A novel approach to use POMDP in practical active perception, where rewards are needed to penalize uncertainty and therefore reomve the piecewise-linear and convex property of the value function

Satsangi, Y., Whiteson, S., Oliehoek, F.A. et al., Exploiting submodular value functions for scaling up active perception, Auton Robot (2018) 42: 209, DOI: 10.1007/s10514-017-9666-5.

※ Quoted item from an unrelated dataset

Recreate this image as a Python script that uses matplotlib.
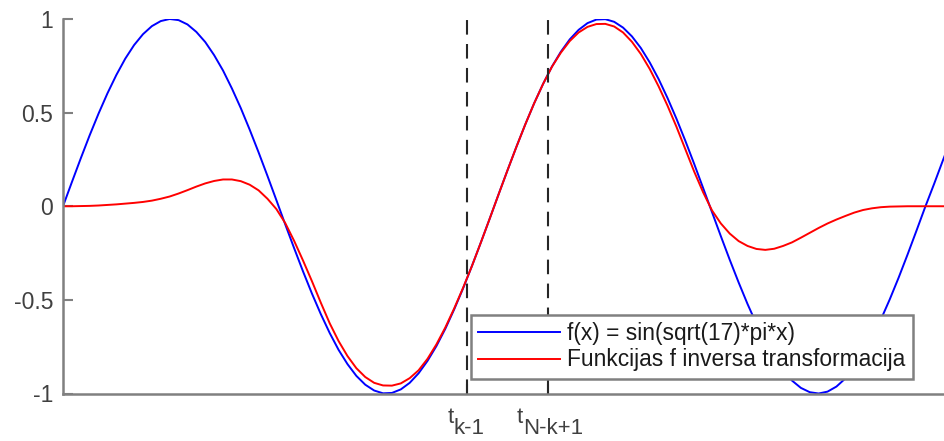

In active perception tasks, an agent aims to select sensory actions that reduce its uncertainty about one or more hidden variables. For example, a mobile robot takes sensory actions to efficiently navigate in a new environment. While partially observable Markov decision processes (POMDPs) provide a natural model for such problems, reward functions that directly penalize uncertainty in the agent’s belief can remove the piecewise-linear and convex (PWLC) property of the value function required by most POMDP planners. Furthermore, as the number of sensors available to the agent grows, the computational cost of POMDP planning grows exponentially with it, making POMDP planning infeasible with traditional methods. In this article, we address a twofold challenge of modeling and planning for active perception tasks. We analyze ρ POMDP and POMDP-IR, two frameworks for modeling active perception tasks, that restore the PWLC property of the value function. We show the mathematical equivalence of these two frameworks by showing that given a ρ POMDP along with a policy, they can be reduced to a POMDP-IR and an equivalent policy (and vice-versa). We prove that the value function for the given ρ POMDP (and the given policy) and the reduced POMDP-IR (and the reduced policy) is the same. To efficiently plan for active perception tasks, we identify and exploit the independence properties of POMDP-IR to reduce the computational cost of solving POMDP-IR (and ρ POMDP). We propose greedy point-based value iteration (PBVI), a new POMDP planning method that uses greedy maximization to greatly improve scalability in the action space of an active perception POMDP. Furthermore, we show that, under certain conditions, including submodularity, the value function computed using greedy PBVI is guaranteed to have bounded error with respect to the optimal value function. We establish the conditions under which the value function of an active perception POMDP is guaranteed to be submodular. Finally, we present a detailed empirical analysis on a dataset collected from a multi-camera tracking system employed in a shopping mall. Our method achieves similar performance to existing methods but at a fraction of the computational cost leading to better scalability for solving active perception tasks.